Foxgloves are wonderful things, which are quite easy to grow and will self sow. They are also rather useful in shady areas. Field poppies are also one of our most beautiful wild flowers, which can be grown quite quickly from seed. One of the best ways to grow wild flowers is to leave a patch of grass uncut and see what turns up. To add colour, you can plant native bulbs such as snowdrops, daffodils and fritillaries, and the grass can be cut when it gets too scruffy at the end of summer. Sometimes it’s good to give nature space to work her magic.

What are the best spring/summer flowers to grow in pots or small spaces?

Anything can be grown in a pot, which makes container gardening very exciting. It allows us to garden in almost any situation. Plants grown in pots do demand more care though, so before selecting which plant it is important to ask yourself how much time you have to care for it. Dahlias are excellent candidates as well as hardy annuals like poppies. Bulbs are lovely as well and the point is that all of these could be used in the same pot in the same year giving a long season of flower. Fruit and vegetables are also excellent in pot culture.

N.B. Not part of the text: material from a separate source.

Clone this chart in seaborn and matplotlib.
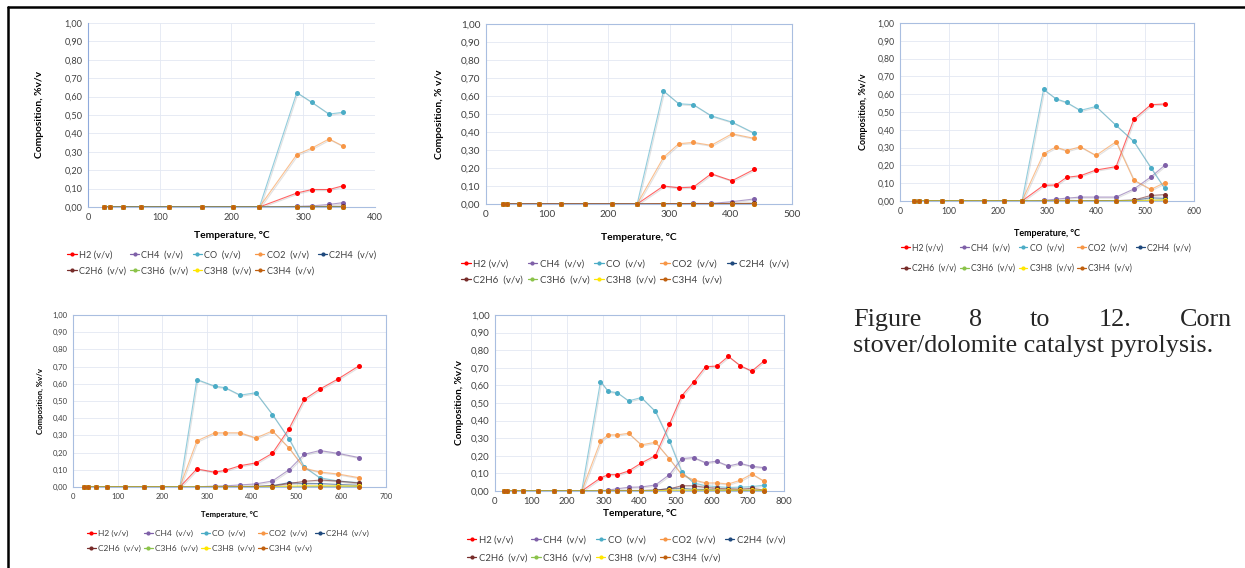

Can you recommend some plants which thrive in shady or north-facing parts of a garden?

Sarcococca confusa, Liriope muscari, Digitalis purpurea and Trachystemon orientalis are all ideal for shady plots.

Can you recommend some edible plants which can be grown and added to drinks and salads?

Borage, nasturtium and cornflowers are all lovely flowers to use. Salad burnet is interesting, as is chervil, an especially lovely and versatile herb that isn’t used so much in England. I also love the humble parsley and the flat-leaved kind has the best flavour.